I’m sure everyone across the country could say something similar but Easter looked a little different this year but we loved it still the same. Our traditional “bunny” showed up on Saturday right on schedule. In case you were wondering – yes, they received two flavors of peeps, sour watermelon and root beer float.

Sunday morning we were surprised to find another bunny had made a visit. Bennett was the first to point out he knew it didn’t come from us (parents) because there is no way we would give them that much candy. He was absolutely correct. The walkway leading up to our doorstep was littered with candy as well – so much candy! It didn’t take them long for the kids to guess who would do such a thing. We are grateful for wonderful and thoughtful neighbors who know how to make a kid’s day.

The kids came running out the front door collecting all they could fit in their arms – the Easter pinata! I couldn’t not capture each kid with a stash. They were only mildly disappointed when they learned we would only be keeping a portion and then passing some off to other families who would enjoy it!

We had an elaborate crepe bar. Steve mastered what he dubbed the “fully loaded” crepe and the kids waited patiently while he loaded up their crepes.

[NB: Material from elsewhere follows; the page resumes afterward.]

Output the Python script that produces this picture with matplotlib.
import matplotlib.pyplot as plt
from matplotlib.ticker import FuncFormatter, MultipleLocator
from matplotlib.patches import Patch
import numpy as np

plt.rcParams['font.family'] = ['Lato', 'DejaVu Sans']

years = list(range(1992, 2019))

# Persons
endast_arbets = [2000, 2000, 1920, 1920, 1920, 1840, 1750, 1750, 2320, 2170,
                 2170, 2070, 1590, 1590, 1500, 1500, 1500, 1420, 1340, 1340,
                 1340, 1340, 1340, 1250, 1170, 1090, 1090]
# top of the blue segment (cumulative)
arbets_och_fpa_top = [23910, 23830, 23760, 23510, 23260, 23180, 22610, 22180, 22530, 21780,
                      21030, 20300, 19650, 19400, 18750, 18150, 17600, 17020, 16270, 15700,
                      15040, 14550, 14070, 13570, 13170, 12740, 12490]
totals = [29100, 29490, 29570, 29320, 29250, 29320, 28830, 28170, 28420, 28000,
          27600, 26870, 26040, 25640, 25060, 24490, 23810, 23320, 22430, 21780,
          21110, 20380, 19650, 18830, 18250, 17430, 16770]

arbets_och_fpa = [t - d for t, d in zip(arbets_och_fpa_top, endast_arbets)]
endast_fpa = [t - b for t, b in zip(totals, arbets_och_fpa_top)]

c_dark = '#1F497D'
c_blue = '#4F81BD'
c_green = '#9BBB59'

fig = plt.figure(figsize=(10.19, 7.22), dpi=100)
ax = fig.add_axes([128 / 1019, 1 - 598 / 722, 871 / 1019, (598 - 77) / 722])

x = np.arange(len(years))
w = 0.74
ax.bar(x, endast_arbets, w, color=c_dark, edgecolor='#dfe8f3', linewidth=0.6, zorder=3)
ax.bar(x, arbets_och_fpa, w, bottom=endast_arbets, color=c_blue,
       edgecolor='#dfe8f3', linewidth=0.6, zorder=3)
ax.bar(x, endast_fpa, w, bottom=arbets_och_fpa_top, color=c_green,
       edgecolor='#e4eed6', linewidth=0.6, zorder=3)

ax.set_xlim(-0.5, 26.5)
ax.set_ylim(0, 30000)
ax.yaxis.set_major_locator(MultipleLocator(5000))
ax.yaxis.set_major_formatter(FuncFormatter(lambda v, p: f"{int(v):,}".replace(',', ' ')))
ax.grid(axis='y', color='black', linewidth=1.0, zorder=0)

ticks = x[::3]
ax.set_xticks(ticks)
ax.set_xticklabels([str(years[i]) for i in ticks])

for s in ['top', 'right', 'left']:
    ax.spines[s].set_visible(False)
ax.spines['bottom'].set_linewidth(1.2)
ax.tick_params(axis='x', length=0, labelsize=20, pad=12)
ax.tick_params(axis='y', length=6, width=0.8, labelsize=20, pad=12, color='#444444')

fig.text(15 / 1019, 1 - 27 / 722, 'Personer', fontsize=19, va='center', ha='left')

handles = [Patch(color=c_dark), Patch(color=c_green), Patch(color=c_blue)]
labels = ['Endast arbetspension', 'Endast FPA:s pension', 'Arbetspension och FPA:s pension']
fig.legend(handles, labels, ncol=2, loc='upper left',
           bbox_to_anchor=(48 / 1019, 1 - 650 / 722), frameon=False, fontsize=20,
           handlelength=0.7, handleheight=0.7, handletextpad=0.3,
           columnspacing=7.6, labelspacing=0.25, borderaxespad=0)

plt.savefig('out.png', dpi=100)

Vanilla crepe filling, strawberries and bananas, topped with whipped cream, nutella, powdered sugar, strawberries, bananas and peanut butter drizzle. I call it the sugar coma. Who needs Easter candy when you can have breakfast!!

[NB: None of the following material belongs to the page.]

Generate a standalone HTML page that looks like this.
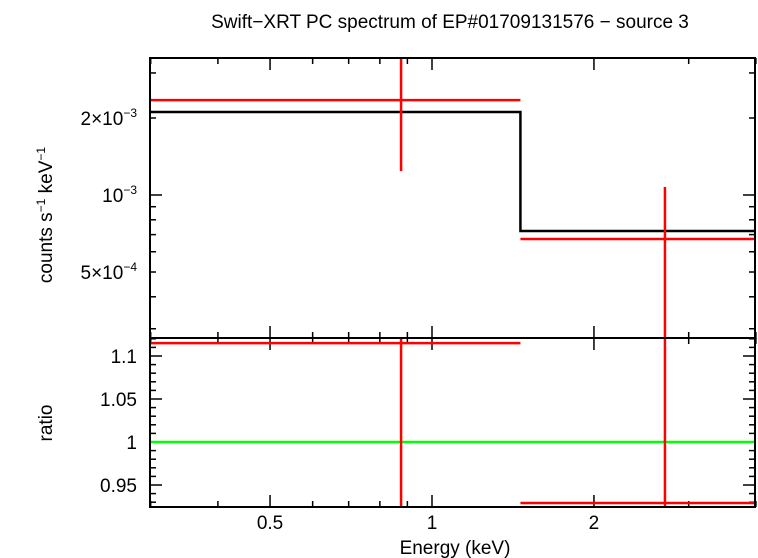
<!DOCTYPE html>
<html><head><meta charset="utf-8"><style>
body{margin:0;background:#fff;}
svg{display:block;font-family:"Liberation Sans",sans-serif;}
</style></head><body>
<svg id="c" width="758" height="558"></svg>
<script>
const binEdges=[0.3,1.46,4.0];
const dataE=[0.876,2.71];
const dataRate=[2.35e-3,6.73e-4];
const dataErr=[1.11e-3,4.02e-4];
const modelRate=[2.11e-3,7.23e-4];
const ratioVal=[1.115,0.929];
const ratioErr=[0.52,0.6];
const xTicks=[0.5,1,2];
const xTickLabels=["0.5","1","2"];
const yTicks=[2e-3,1e-3,5e-4];
const yTickLabels=["2×10","10","5×10"];
const yTickExp=["−3","−3","−4"];
const rTicks=[1.1,1.05,1,0.95];
const rTickLabels=["1.1","1.05","1","0.95"];

const NS="http://www.w3.org/2000/svg";
const svg=document.getElementById('c');
const L=150,R=755,T1=58,B1=338,B2=507;
const FS=19;
const X=e=>432+538*Math.log10(e);
const Y=v=>195-255.8*Math.log10(v/1e-3);
const YR=r=>442-(r-1)*860;
const cl=(v,a,b)=>Math.max(a,Math.min(b,v));
function el(tag,attrs,name,txt){const e=document.createElementNS(NS,tag);for(const k in attrs)e.setAttribute(k,attrs[k]);


if(txt!==undefined)e.textContent=txt;svg.appendChild(e);return e;}
function line(x1,y1,x2,y2,c,w,n){return el('line',{x1,y1,x2,y2,stroke:c,'stroke-width':w},n);}

el('text',{x:450,y:28,'font-size':FS,'text-anchor':'middle'},'chart-title','Swift−XRT PC spectrum of EP#01709131576 − source 3');
el('text',{x:455,y:554,'font-size':FS,'text-anchor':'middle'},'x-axis-title','Energy (keV)');
const yt=el('text',{x:0,y:0,'font-size':FS,'text-anchor':'middle',transform:'translate(52,215) rotate(-90)'},'y-axis-title','counts s');
yt.innerHTML='counts s<tspan font-size="12" dy="-7">−1</tspan><tspan dy="7"> keV</tspan><tspan font-size="12" dy="-7">−1</tspan>';
el('text',{x:0,y:0,'font-size':FS,'text-anchor':'middle',transform:'translate(52,423) rotate(-90)'},'ratio-axis-title','ratio');

for(const p of [[T1,B1],[B1,B2]]){
 for(let d=0.1;d<10;d*=10)for(let m=1;m<10;m++){const e=d*m;if(e<0.3||e>4)continue;const x=X(e);const maj=xTicks.includes(+e.toFixed(3));const len=maj?12:6;
  line(x,p[1],x,p[1]-len,'#000',1.5,'x-tick');line(x,p[0],x,p[0]+len,'#000',1.5,'x-tick');}
}
xTicks.forEach((t,i)=>el('text',{x:X(t),y:529,'font-size':FS,'text-anchor':'middle'},'x-tick-label',xTickLabels[i]));
for(let d=1e-4;d<1e-2;d*=10)for(let m=1;m<10;m++){const v=d*m;if(v<2.76e-4||v>3.43e-3)continue;const y=Y(v);const maj=(m===1);const len=maj?12:6;
 line(L,y,L+len,y,'#000',1.5,'y-tick');line(R,y,R-len,y,'#000',1.5,'y-tick');}
yTicks.forEach((t,i)=>{const e=el('text',{x:137,y:Y(t)+7,'font-size':FS,'text-anchor':'end'},'y-tick-label','');
 e.innerHTML=yTickLabels[i]+'<tspan font-size="12" dy="-8">'+yTickExp[i]+'</tspan>';});
for(let r=0.93;r<=1.12;r+=0.01){const y=YR(r);const maj=Math.abs(Math.round(r*100)%5)===0;const len=maj?12:6;
 line(L,y,L+len,y,'#000',1.5,'r-tick');line(R,y,R-len,y,'#000',1.5,'r-tick');}
rTicks.forEach((t,i)=>el('text',{x:137,y:YR(t)+7,'font-size':FS,'text-anchor':'end'},'ratio-tick-label',rTickLabels[i]));

let d='';modelRate.forEach((v,i)=>{d+=(i?'L':'M')+X(binEdges[i])+' '+Y(v)+'L'+X(binEdges[i+1])+' '+Y(v);});
el('path',{d,fill:'none',stroke:'#000','stroke-width':2.5},'model-line');
dataRate.forEach((v,i)=>{
 line(X(binEdges[i]),Y(v),X(binEdges[i+1]),Y(v),'#f00',2.5,'data-xerr');
 const lo=v-dataErr[i],hi=v+dataErr[i];
 line(X(dataE[i]),cl(Y(hi),T1,B1),X(dataE[i]),lo>0?cl(Y(lo),T1,B1):B1,'#f00',2.5,'data-yerr');
});
line(L,YR(1),R,YR(1),'#0f0',2.5,'ratio-unity-line');
ratioVal.forEach((v,i)=>{
 line(X(binEdges[i]),YR(v),X(binEdges[i+1]),YR(v),'#f00',2.5,'ratio-xerr');
 line(X(dataE[i]),cl(YR(v+ratioErr[i]),B1,B2),X(dataE[i]),cl(YR(v-ratioErr[i]),B1,B2),'#f00',2.5,'ratio-yerr');
});
el('rect',{x:L,y:T1,width:R-L,height:B1-T1,fill:'none',stroke:'#000','stroke-width':2},'top-panel-frame');
el('rect',{x:L,y:B1,width:R-L,height:B2-B1,fill:'none',stroke:'#000','stroke-width':2},'ratio-panel-frame');
</script>
</body></html>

We had a beautiful home church service with Hallie and Hunter sharing talks and Bennett singing “Gethsemane” for our musical number and a little Easter symbolism activity. We talked of Jesus Christ and played music throughout the day to foster that special spirit we had in our little church meeting. It was probably my favorite Easter church yet. Simple. Powerful. It was a beautiful day – but unlike any Easter we’ve ever had. (And Steve was with us the whole day which was probably the biggest treat for us all.)

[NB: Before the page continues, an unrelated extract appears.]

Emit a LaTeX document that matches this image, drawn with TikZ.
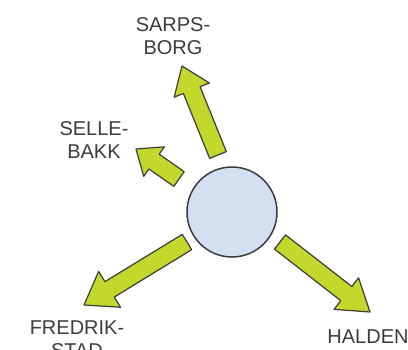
\documentclass[tikz,border=0pt]{standalone}
\usepackage{fontspec}
\setmainfont{Liberation Sans}
\usetikzlibrary{calc}

\definecolor{leafgreen}{HTML}{C3D82C}
\definecolor{inkgray}{HTML}{3C3C3C}
\definecolor{ballblue}{HTML}{D4E0F1}

\tikzset{
  town/.style={align=center, font=\fontsize{20}{23}\selectfont, text=inkgray, inner sep=0pt},
  flow/.style={fill=leafgreen, draw=inkgray, line width=1.2pt, line join=round},
}

% fat arrow: tail, tip, half shaft, half head, head length
\newcommand{\fatarrow}[5]{%
  \coordinate (base) at ($(#2)!#5!(#1)$);
  \draw[flow] ($(#1)!#3!90:(#2)$) -- ($(base)!#3!90:(#2)$) -- ($(base)!#4!90:(#2)$) -- (#2)
    -- ($(base)!#4!-90:(#2)$) -- ($(base)!#3!-90:(#2)$) -- ($(#1)!#3!-90:(#2)$) -- cycle;
}

\begin{document}
\begin{tikzpicture}[x=1pt,y=-1pt]
    \useasboundingbox (0,0) rectangle (408,349);

    \node[circle, minimum size=90pt, fill=ballblue, draw=inkgray, line width=1.5pt]
        (ball) at (232,212) {};

    \node[town] (sarpsborg) at (173,36) {SARPS-\\BORG};
    \node[town] (sellebakk) at (94,140) {SELLE-\\BAKK};
    \node[town] (fredrikstad) at (77,339) {FREDRIK-\\STAD};
    \node[town] (halden) at (368,337) {HALDEN};

    \coordinate (sarpsTail) at (218,155);
    \coordinate (sarpsTip) at (182,66);
    \coordinate (selleTail) at (179,179);
    \coordinate (selleTip) at (136,149);
    \coordinate (fredTail) at (187,242);
    \coordinate (fredTip) at (84,305);
    \coordinate (haldenTail) at (280,242);
    \coordinate (haldenTip) at (370,312);

    \fatarrow{sarpsTail}{sarpsTip}{9pt}{19pt}{26pt}
    \fatarrow{selleTail}{selleTip}{9pt}{18pt}{22pt}
    \fatarrow{fredTail}{fredTip}{9pt}{21pt}{30pt}
    \fatarrow{haldenTail}{haldenTip}{9pt}{20pt}{30pt}
\end{tikzpicture}
\end{document}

In the afternoon we prepped and ate a special ham dinner and then let the kids start their Easter egg hunt.

We typically spend Easter with Steve’s family hosted at his brother’s house. It’s always such a special day and we always look forward to it. But life is different right now and everything we expected life to be at this point has been thrown out the window. Like everyone else, we continue to adapt and roll with it. But if I’m being honest, leaving traditions on the table is a little hard for me. I love them. I love doing the same thing year after year. I love when my kids talk about the traditions they look forward to. Easter is no different.

A few days before Easter as I was outlining the day and making a plan for food and activities the thought of an egg hunt wasn’t high on my list. We always do it with cousins and even then it’s not necessarily my favorite part of the day. Kids whine because so-and-so got more eggs or being disappointed because somebody else found the money egg from Nana and Papa.

I knew my kids would want an egg hunt so an idea came to my mind and I started running with it. Every kid would have a certain egg color and they would all have the same amount to find. But the catch would be the eggs would be hidden in different front yards (with permission) around our evening walk route.

The kids didn’t know this. They started looking for eggs in our front yard and they weren’t finding very many. By the time most of the kids had found 3 eggs we told them there was only 3 eggs to find…in our yard. We started walking our route and they were casually looking to see if they could see any. Once one kid spotted an egg in someone’s yard they would all run in the front yard looking for their eggs. We ended up telling them how many were in each yard – either 2 or 3 eggs.

I can’t tell you how much fun this was! They were hidden based on age so Hallie and Hunter and even Bennett had some hard ones to find. Hunter had one so hard to find, we never found it! And isn’t it always the case that everyone can see your egg hiding in plain sight but you?! A few times we had to play hot and cold in order to find some. Steve even narrowed down areas to help the older kids find a few hard ones.

There was excitement. There was laughing. There was frustration. Everything you want in a good egg hunt. Our typical 4 minute egg hunt lasted two hours and each kid only needed to find 16 eggs – eggs they all helped to fill with candy from our doorstep earlier in the day.

It was just the right ending to our day. A day typically steep in tradition looked totally different and yet felt wonderful all the same. The kids are convinced this egg hunt needs to be the new tradition and I think I agree. That’s the funny thing about traditions I suppose; they are wonderful and fantastic until you introduce a new idea and suddenly we’re okay with old traditions changing.

We love our family and missed them dearly on this day – we long for days when we can gather with them again. Happy Easter – He is risen!